L'équipe se forme avec notamment deux acteurs clés : Sean Connery en vieux papy qui donne des leçons de vie un peu à tout le monde, et les débuts d'Andy Garcia en super tireur d'élite, qui à l'époque n'était pas gros et fatigué, mais jeune, dynamique et prometteur. Dommage que sa carrière n'ait jamais véritablement décollé.

On voit déjà émerger un premier problème : la simplicité excessive du scénario.
En allant droit à l'essentiel, il spolie les personnages de leur richesse, et les réduit à de simples figures strictement emblématiques.

Finalement, il est assez difficile de pleinement s'y attacher ou de ressentir une quelconque empathie, et ce même durant les séquences hautement tragiques d'une classe absolue.

Enfin, les quelques rares séquences d'intimité de Kevin Costner sont un peu ratées, et les dialogues qu'il partage avec sa femme - une débile qui se contente de sourire à la caméra - et sa petite fille se résument à des "bisous d'esquimau" "bisous papillon"...

L'autre défaut du scénario, et de la mise en scène de façon générale, c'est le manque de continuité.
En fait, le film est constitué d'une série de différents morceaux de bravoure absolument fantastiques mais qui se suivent de façon mécanique sans subtilité.

Parmi ces moments de bravoures inoubliables, il y'a la fameuse attaque à cheval digne des plus grands westerns, la dissertation d'Al Capone (De Niro génial dans le rôle) sur le rôle d'une équipe en baseball, les représailles de Capone avec le meurtre du comptable et de Sean Connery - séquence qui démarre avec un somptueux plan-séquence en caméra subjective montrant le point de vue d'un tueur qui essaye d'infiltrer l'appartement de Connery avant de le descendre, à la suite de quoi Connery perdra approximativement 10.000 litres de sang tout en rampant, cf le manque de subtilité à ce titre -, et l'acte final qui se divise en deux séquences cultes, le duel final Frank Nitti/Ness et la fameuse séquence dite du "Cuirassé Potemkine".
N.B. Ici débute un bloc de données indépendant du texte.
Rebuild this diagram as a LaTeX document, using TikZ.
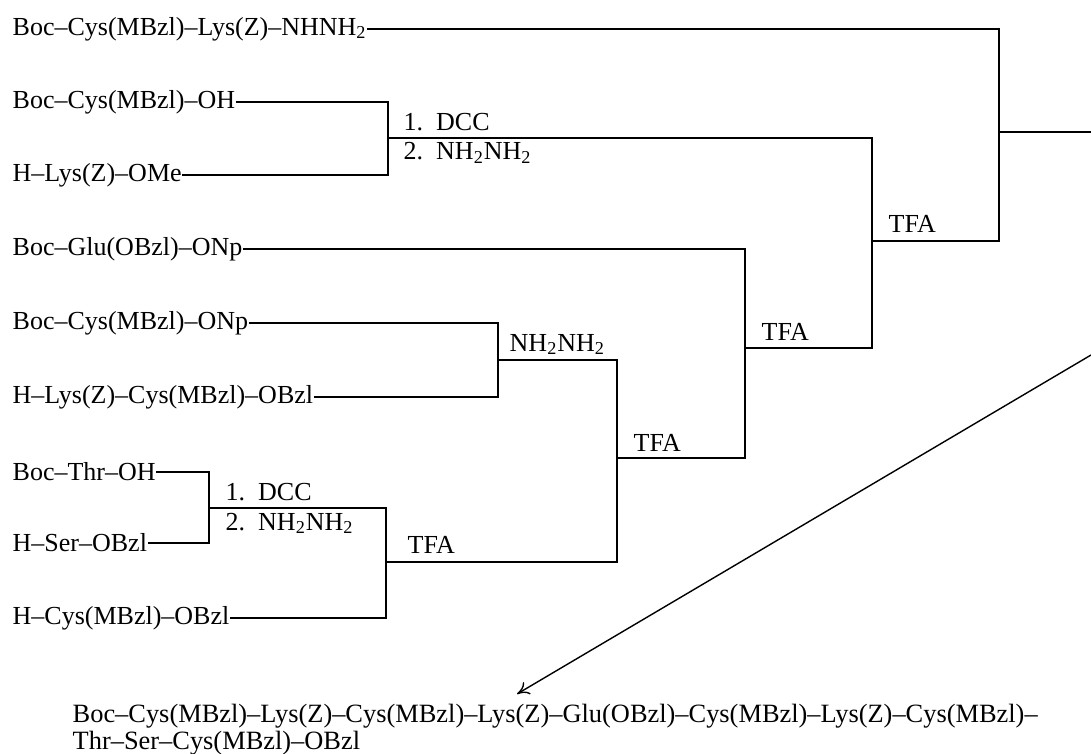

Dans cette scène, Eliott Ness veut intercepter le comptable de Capone qui s'apprête à faire les voiles en train, pour cela il se planque en haut des escaliers de la gare majestueuse où vont se dérouler tout un tas d'événements.
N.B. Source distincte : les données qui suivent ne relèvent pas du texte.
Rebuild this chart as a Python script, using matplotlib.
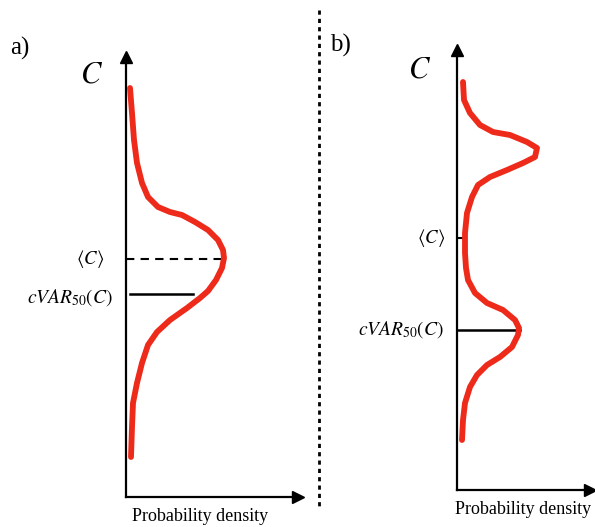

Le comptable va arriver escorté par plein de gangsters armés jusqu'aux dents, une femme et son bébé dans un landau vont tenter de monter les escaliers, tandis que des marins papillonnent dans le coin.
Ces marins improbables constituent d'ailleurs un hommage hautement sympathique au film muet "le cuirassé potemkine" d'Eisenstein.

Lorsque Ness déclenche les hostilités et tire sur l'un des nombreux gangsters, la femme s'écroule et laisse échapper son landau dans les escaliers.
Toute la performance est de voir Ness tenter de le rattraper pendant qu'il essuie les tirs ennemis, que les marins qui n'ont rien demandé à personne s'en prennent plein la gueule, et qu'il dessoude les gangsters.

Bref formellement c'est incroyable, hallucinant, une séquence qui normalement devrait durer 5 secondes voit sa durée croître exponentiellement grâce à un usage absolument fou du ralenti, des plans et du montage.

Outre De Niro, chez les méchants, Frank Nitti son exécutant est interprété avec brio par un acteur au physique livide particulièrement inquiétant, un certain "Billy Drago" qui a son heure de gloire dans la dernière grande scène du film, où De Palma use et abuse pour le bonheur du spectateur cinéphile des plongées/contre-plongées, et autres zooms pour illustrer les rapports de domination entre les personnages.

En fin de compte, comme en vrai, Eliott Ness gagne et parvient à confondre Al Capone de façon totalement conne et sans rapport avec le trafic d'alcool, la fraude fiscale.

Le film se conclut avec la fin de la prohibition et un échange savoureux entre Ness et un journaliste qui lui demande ce qu'il va bien pouvoir faire désormais?

"J'irai boire un verre" lui répond-il.

Ce qui m'avait d'ailleurs pas mal perturbé lorsque j'ai vu ce film quand j'étais petit, puisqu'il me paraissait aberrant que les gangsters soient des personnes vendant simplement de "l'alcool".

Au final, les incorruptibles est un très beau film, mais il laisse un goût d'inachevé en raison de son scénario trop simple et sa structure trop mécanique. Mais cela reste un énorme plaisir pour les yeux, et pour les oreilles!

J'ai oublié de mentionner la musique magistrale d'Ennio Morricone, typique de son style qui vise à attribuer à chaque personnage un thème personnel clairement défini.
Le death theme est à ce titre déchirant de beauté.
La musique de la bande des incorruptibles est épique à souhait et rappelle les grands westerns, notamment durant la magnifique séquence de l'attaque à cheval.

Le dernier plan du film cumulant cette musique extraordinaire, une avenue incroyable et gigantesque du vieux Chicago, une photo magnifique, et un travelling aérien parfait, illustrent pleinement la maîtrise formelle absolue du film et sa très grande classe.

Bref, les incorruptibles n'est pas un grand film, mais reste néanmoins une très belle oeuvre.